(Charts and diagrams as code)
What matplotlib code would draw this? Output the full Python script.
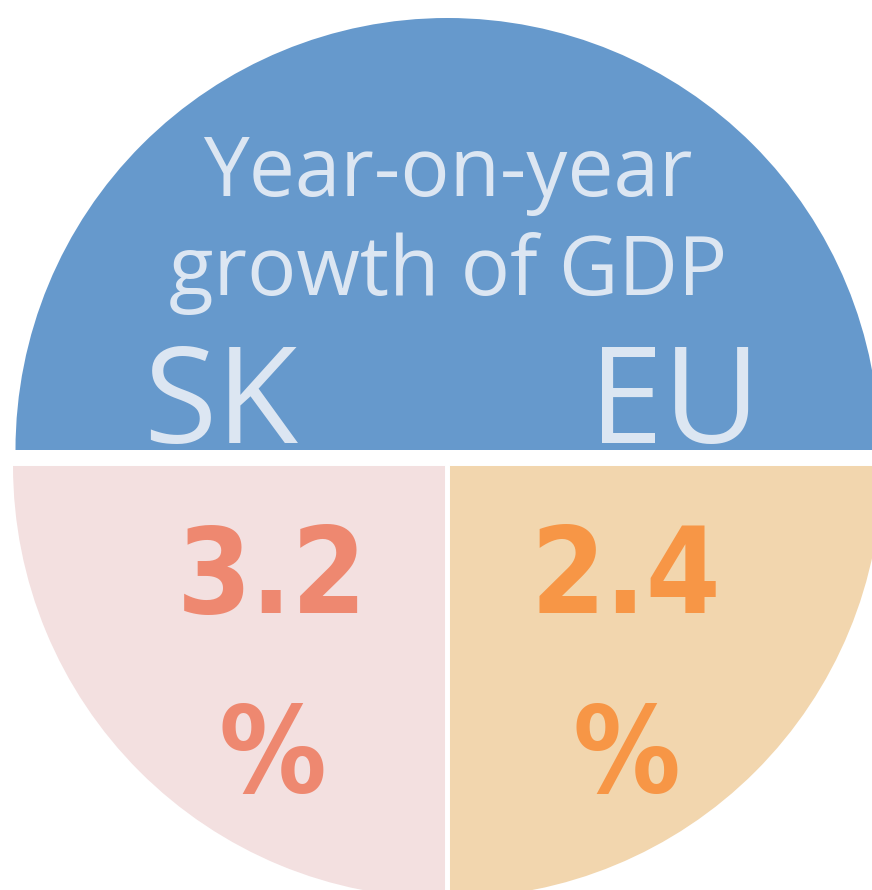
import matplotlib
matplotlib.use("Agg")
import matplotlib.pyplot as plt

# segment shares of the circle: top half, bottom-right, bottom-left
segments = [2, 1, 1]
segment_colors = ["#6699CC", "#F2D6AE", "#F3E0E0"]

title_lines = ["Year-on-year", "growth of GDP"]
countries = ["SK", "EU"]
growth = [3.2, 2.4]
value_colors = ["#EE8870", "#F79646"]
light = "#DCE6F2"

fig = plt.figure(figsize=(8.72, 8.90), dpi=100)
ax = fig.add_axes([0, 0, 1, 1])

# y axis runs downward (pixel-like), so start at 180 deg to get the top half first
ax.pie(segments, colors=segment_colors, startangle=180, counterclock=True,
       center=(447.5, 463.5), radius=432, explode=[13.5, 3.5, 3.5],
       wedgeprops=dict(linewidth=0))

ax.set_xlim(0, 872)
ax.set_ylim(890, 0)
ax.set_aspect("auto")
ax.axis("off")

# title in the blue half
for line, yb in zip(title_lines, [196, 295]):
    ax.text(448, yb, line, ha="center", va="baseline", fontsize=59,
            family="Open Sans", color=light)

# country names
for name, xc in zip(countries, [221, 675]):
    ax.text(xc, 443, name, ha="center", va="baseline", fontsize=96,
            family="Open Sans", color=light)

# values and percent signs
for val, col, xc in zip(growth, value_colors, [272, 626]):
    ax.text(xc, 613, f"{val:.1f}", ha="center", va="baseline", fontsize=86,
            family="DejaVu Sans", fontstretch="condensed", fontweight="bold",
            color=col)
    ax.text(xc, 792, "%", ha="center", va="baseline", fontsize=86,
            family="DejaVu Sans", fontstretch="condensed", fontweight="bold",
            color=col)

fig.savefig("out.png", dpi=100)
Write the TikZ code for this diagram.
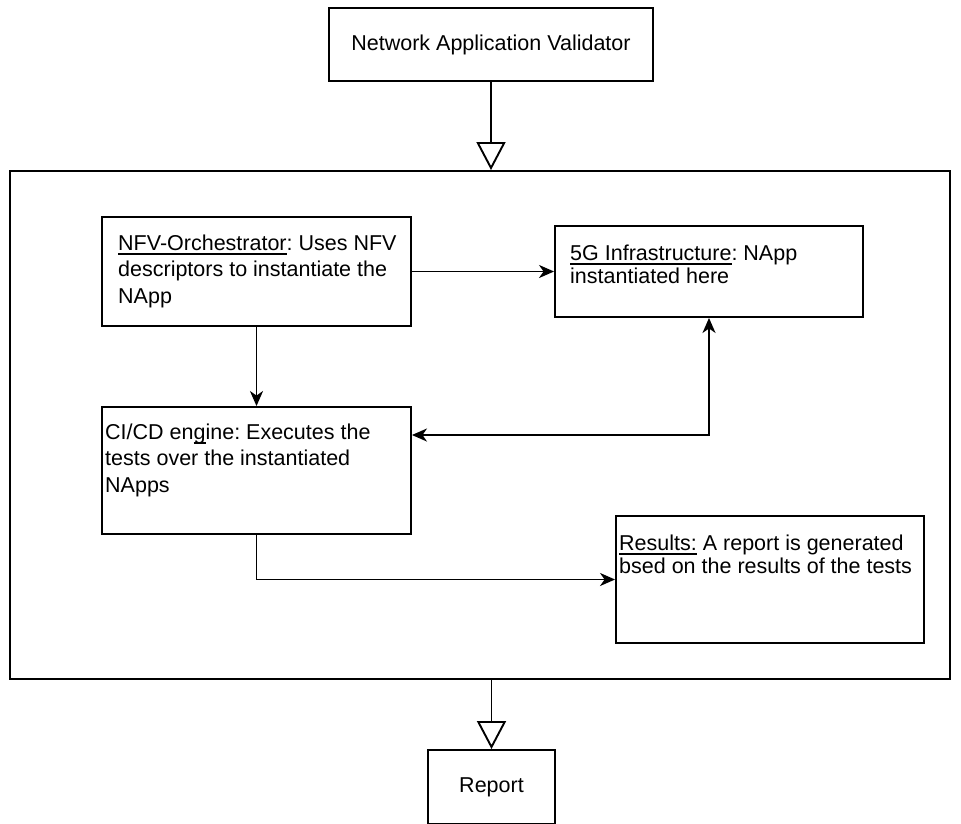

◆ WHAT YOU WILL DO
Omit pictures; set down the rest of the material word for word.

◆ EXERCISE ANSWER
What matplotlib code would draw this? Output the full Python script.
import matplotlib
matplotlib.use("Agg")
import matplotlib.pyplot as plt

# segment shares of the circle: top half, bottom-right, bottom-left
segments = [2, 1, 1]
segment_colors = ["#6699CC", "#F2D6AE", "#F3E0E0"]

title_lines = ["Year-on-year", "growth of GDP"]
countries = ["SK", "EU"]
growth = [3.2, 2.4]
value_colors = ["#EE8870", "#F79646"]
light = "#DCE6F2"

fig = plt.figure(figsize=(8.72, 8.90), dpi=100)
ax = fig.add_axes([0, 0, 1, 1])

# y axis runs downward (pixel-like), so start at 180 deg to get the top half first
ax.pie(segments, colors=segment_colors, startangle=180, counterclock=True,
       center=(447.5, 463.5), radius=432, explode=[13.5, 3.5, 3.5],
       wedgeprops=dict(linewidth=0))

ax.set_xlim(0, 872)
ax.set_ylim(890, 0)
ax.set_aspect("auto")
ax.axis("off")

# title in the blue half
for line, yb in zip(title_lines, [196, 295]):
    ax.text(448, yb, line, ha="center", va="baseline", fontsize=59,
            family="Open Sans", color=light)

# country names
for name, xc in zip(countries, [221, 675]):
    ax.text(xc, 443, name, ha="center", va="baseline", fontsize=96,
            family="Open Sans", color=light)

# values and percent signs
for val, col, xc in zip(growth, value_colors, [272, 626]):
    ax.text(xc, 613, f"{val:.1f}", ha="center", va="baseline", fontsize=86,
            family="DejaVu Sans", fontstretch="condensed", fontweight="bold",
            color=col)
    ax.text(xc, 792, "%", ha="center", va="baseline", fontsize=86,
            family="DejaVu Sans", fontstretch="condensed", fontweight="bold",
            color=col)

fig.savefig("out.png", dpi=100)
Write the TikZ code for this diagram.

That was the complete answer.